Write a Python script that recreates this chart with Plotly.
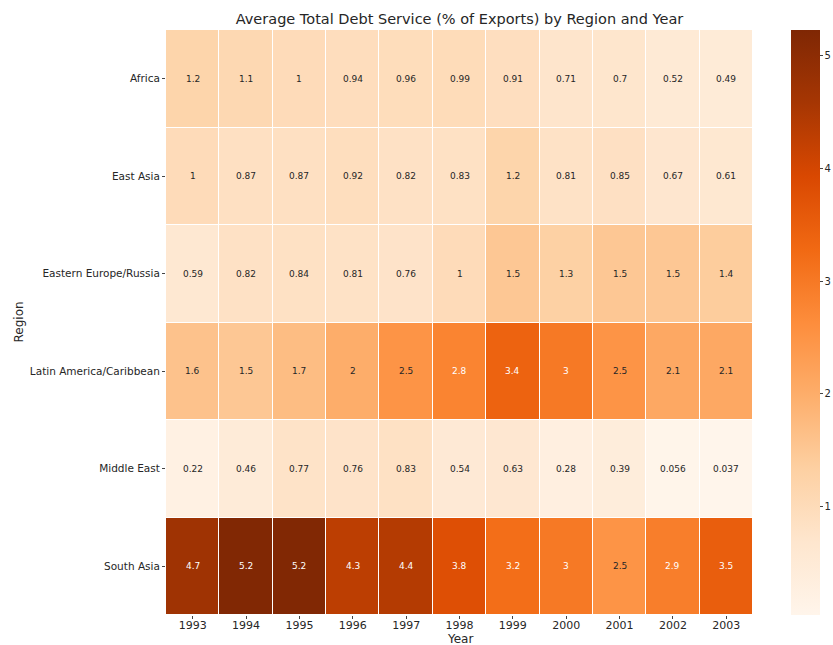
import plotly.graph_objects as go

years = [1993, 1994, 1995, 1996, 1997, 1998, 1999, 2000, 2001, 2002, 2003]
regions = ["Africa", "East Asia", "Eastern Europe/Russia", "Latin America/Caribbean", "Middle East", "South Asia"]

africa = [1.2, 1.1, 1.0, 0.94, 0.96, 0.99, 0.91, 0.71, 0.70, 0.52, 0.49]
east_asia = [1.0, 0.87, 0.87, 0.92, 0.82, 0.83, 1.2, 0.81, 0.85, 0.67, 0.61]
eastern_europe = [0.59, 0.82, 0.84, 0.81, 0.76, 1.0, 1.5, 1.3, 1.5, 1.5, 1.4]
latin_america = [1.6, 1.5, 1.7, 2.0, 2.5, 2.8, 3.4, 3.0, 2.5, 2.1, 2.1]
middle_east = [0.22, 0.46, 0.77, 0.76, 0.83, 0.54, 0.63, 0.28, 0.39, 0.056, 0.037]
south_asia = [4.7, 5.2, 5.2, 4.3, 4.4, 3.8, 3.2, 3.0, 2.5, 2.9, 3.5]

z = [africa, east_asia, eastern_europe, latin_america, middle_east, south_asia]

zmin = 0.037
zmax = 5.23

oranges = [
    [0.0, "#fff5eb"], [0.125, "#fee6ce"], [0.25, "#fdd0a2"], [0.375, "#fdae6b"],
    [0.5, "#fd8d3c"], [0.625, "#f16913"], [0.75, "#d94801"], [0.875, "#a63603"],
    [1.0, "#7f2704"],
]

font_family = "DejaVu Sans"

fig = go.Figure(
    go.Heatmap(
        z=z, x=years, y=regions,
        colorscale=oranges, zmin=zmin, zmax=zmax,
        xgap=1, ygap=1,
        colorbar=dict(
            x=(791 - 166) / 587, xanchor="left", y=0.5, yanchor="middle",
            len=1.0, lenmode="fraction", thickness=29,
            xpad=0, ypad=0,
            outlinewidth=0, tickvals=[1, 2, 3, 4, 5],
            ticks="outside", ticklen=3, tickcolor="#444",
            tickfont=dict(family=font_family, size=10, color="#262626"),
        ),
        hoverinfo="x+y+z",
    )
)

annotations = []
for r, row in zip(regions, z):
    for yr, v in zip(years, row):
        txt = f"{v:.2g}"
        color = "#ffffff" if v > 2.6 else "#262626"
        annotations.append(dict(x=yr, y=r, text=txt, showarrow=False,
                                font=dict(family=font_family, size=9, color=color)))

# axis titles placed as annotations for tight matplotlib-like spacing
annotations.append(dict(text="Year", xref="paper", yref="paper", x=0.5, y=-(639 - 615) / 585,
                        xanchor="center", yanchor="middle", showarrow=False,
                        font=dict(family=font_family, size=12, color="#262626")))
annotations.append(dict(text="Region", xref="paper", yref="paper", x=-(166 - 18) / 587, y=0.5,
                        xanchor="center", yanchor="middle", textangle=-90, showarrow=False,
                        font=dict(family=font_family, size=12, color="#262626")))

fig.update_layout(
    width=833, height=645,
    margin=dict(l=166, r=80, t=30, b=30, autoexpand=False),
    paper_bgcolor="white", plot_bgcolor="white",
    title=dict(text="Average Total Debt Service (% of Exports) by Region and Year",
               x=459.5 / 833, xanchor="center", y=1 - 19 / 645, yanchor="middle",
               font=dict(family=font_family, size=14.5, color="#262626")),
    annotations=annotations,
    font=dict(family=font_family, color="#262626"),
)
fig.update_xaxes(
    tickvals=years, ticktext=[str(y) for y in years],
    range=[years[0] - 0.5, years[-1] + 0.5],
    ticks="outside", ticklen=3, tickcolor="#444",
    ticklabelstandoff=-3,
    tickfont=dict(size=11), showgrid=False, zeroline=False,
)
fig.update_yaxes(
    type="category", autorange="reversed", ticks="outside", ticklen=3, tickcolor="#444",
    tickfont=dict(size=10.5), showgrid=False, zeroline=False,
)

fig.write_html("out.html")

• [Requirement]
Every line above should be repeated exactly; pictures stay out of the copy.

• [Final answer]
Write a Python script that recreates this chart with Plotly.
import plotly.graph_objects as go

years = [1993, 1994, 1995, 1996, 1997, 1998, 1999, 2000, 2001, 2002, 2003]
regions = ["Africa", "East Asia", "Eastern Europe/Russia", "Latin America/Caribbean", "Middle East", "South Asia"]

africa = [1.2, 1.1, 1.0, 0.94, 0.96, 0.99, 0.91, 0.71, 0.70, 0.52, 0.49]
east_asia = [1.0, 0.87, 0.87, 0.92, 0.82, 0.83, 1.2, 0.81, 0.85, 0.67, 0.61]
eastern_europe = [0.59, 0.82, 0.84, 0.81, 0.76, 1.0, 1.5, 1.3, 1.5, 1.5, 1.4]
latin_america = [1.6, 1.5, 1.7, 2.0, 2.5, 2.8, 3.4, 3.0, 2.5, 2.1, 2.1]
middle_east = [0.22, 0.46, 0.77, 0.76, 0.83, 0.54, 0.63, 0.28, 0.39, 0.056, 0.037]
south_asia = [4.7, 5.2, 5.2, 4.3, 4.4, 3.8, 3.2, 3.0, 2.5, 2.9, 3.5]

z = [africa, east_asia, eastern_europe, latin_america, middle_east, south_asia]

zmin = 0.037
zmax = 5.23

oranges = [
    [0.0, "#fff5eb"], [0.125, "#fee6ce"], [0.25, "#fdd0a2"], [0.375, "#fdae6b"],
    [0.5, "#fd8d3c"], [0.625, "#f16913"], [0.75, "#d94801"], [0.875, "#a63603"],
    [1.0, "#7f2704"],
]

font_family = "DejaVu Sans"

fig = go.Figure(
    go.Heatmap(
        z=z, x=years, y=regions,
        colorscale=oranges, zmin=zmin, zmax=zmax,
        xgap=1, ygap=1,
        colorbar=dict(
            x=(791 - 166) / 587, xanchor="left", y=0.5, yanchor="middle",
            len=1.0, lenmode="fraction", thickness=29,
            xpad=0, ypad=0,
            outlinewidth=0, tickvals=[1, 2, 3, 4, 5],
            ticks="outside", ticklen=3, tickcolor="#444",
            tickfont=dict(family=font_family, size=10, color="#262626"),
        ),
        hoverinfo="x+y+z",
    )
)

annotations = []
for r, row in zip(regions, z):
    for yr, v in zip(years, row):
        txt = f"{v:.2g}"
        color = "#ffffff" if v > 2.6 else "#262626"
        annotations.append(dict(x=yr, y=r, text=txt, showarrow=False,
                                font=dict(family=font_family, size=9, color=color)))

# axis titles placed as annotations for tight matplotlib-like spacing
annotations.append(dict(text="Year", xref="paper", yref="paper", x=0.5, y=-(639 - 615) / 585,
                        xanchor="center", yanchor="middle", showarrow=False,
                        font=dict(family=font_family, size=12, color="#262626")))
annotations.append(dict(text="Region", xref="paper", yref="paper", x=-(166 - 18) / 587, y=0.5,
                        xanchor="center", yanchor="middle", textangle=-90, showarrow=False,
                        font=dict(family=font_family, size=12, color="#262626")))

fig.update_layout(
    width=833, height=645,
    margin=dict(l=166, r=80, t=30, b=30, autoexpand=False),
    paper_bgcolor="white", plot_bgcolor="white",
    title=dict(text="Average Total Debt Service (% of Exports) by Region and Year",
               x=459.5 / 833, xanchor="center", y=1 - 19 / 645, yanchor="middle",
               font=dict(family=font_family, size=14.5, color="#262626")),
    annotations=annotations,
    font=dict(family=font_family, color="#262626"),
)
fig.update_xaxes(
    tickvals=years, ticktext=[str(y) for y in years],
    range=[years[0] - 0.5, years[-1] + 0.5],
    ticks="outside", ticklen=3, tickcolor="#444",
    ticklabelstandoff=-3,
    tickfont=dict(size=11), showgrid=False, zeroline=False,
)
fig.update_yaxes(
    type="category", autorange="reversed", ticks="outside", ticklen=3, tickcolor="#444",
    tickfont=dict(size=10.5), showgrid=False, zeroline=False,
)

fig.write_html("out.html")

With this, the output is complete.